市販されている肉類加工品の表示例。原産国表示はあるが、加工地表示はない。どこで加工されたかも消費者の関心ごとだ(撮影/編集部・熊澤志保)
市販されている肉類加工品の表示例。原産国表示はあるが、加工地表示はない。どこで加工されたかも消費者の関心ごとだ(撮影/編集部・熊澤志保)

 中国の期限切れ鶏肉問題で注目されることとなった、食品の原産国表示。「国産」と表示されているものにも、実はあまり知られていない仕組みがある。

 原料原産地の表示は、肉や魚など生鮮食品には義務づけられているが、加工食品の場合、22食品群・4品目というごくわずかな食品に限って義務づけられているだけだ。その結果、食料輸入大国の日本で、輸入加工食品のほとんどが原料原産地が表示されないまま販売されている。

 たとえば、りんごジュースは国内消費の約半分を中国産が占めるなど多くは輸入品だが、ほとんどが「国産」と表示されている。中国で濃縮・冷凍して輸出し、それを国内で解凍、水分を加えて100%果汁にすると、その希釈が国内製造とみなされるのだ。

 容器で包装されずバラで販売される焼き鳥もそうだ。中国で串刺しにまで加工された半製品が冷凍で輸出され、国内のコンビニなどが解凍、加熱して販売すれば、原産国は日本となり、原料原産地の表示義務はない。

 こうして多くの輸入加工食品が、あたかも国産であるかのような見かけで販売されている。これが輸入食品を増やす一因、とも言われている。

 原産地表示は自ら確認するしかないが、表示制度がこのありさまでは的確な選択などできるわけがない。主婦連合会など12の市民団体で構成される「食品表示を考える市民ネットワーク」の西分千秋事務局長は、「加工食品の原料原産地表示を、表示制度の重要問題のひとつと位置づけ、改善を求めてきました」と言う。

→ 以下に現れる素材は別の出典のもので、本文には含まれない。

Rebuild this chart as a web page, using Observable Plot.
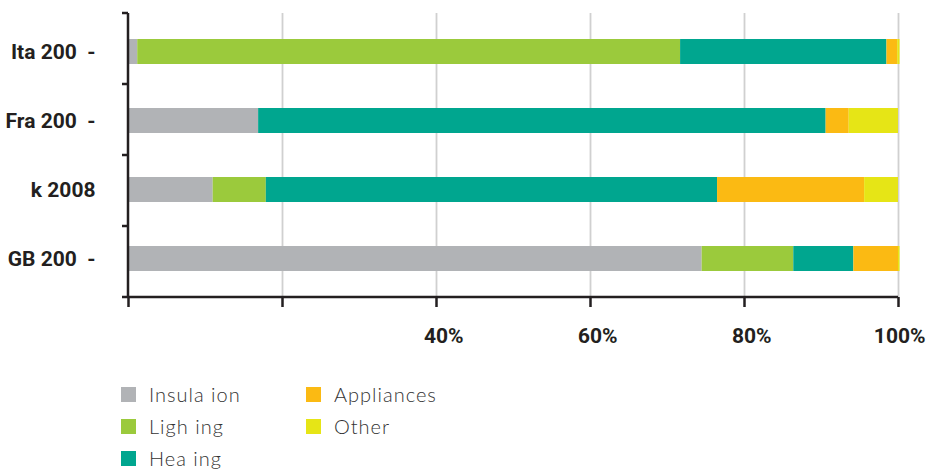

 日本と比較して充実した表示制度を実施しているのが、お隣の韓国だ。やはり食料自給率が低く輸入に頼る韓国では、食生活が欧米化して栄養過多や偏食が大きな問題となり、数年前までに制度が大きく変わった。その結果、原料原産地表示はほとんどの加工食品に義務づけられた。外食についても規模の大小にかかわらず、牛肉・豚肉・鶏肉などの原産地表示が義務づけられている。また食品添加物はすべての添加物の名称に加えて用途も表示することになっている。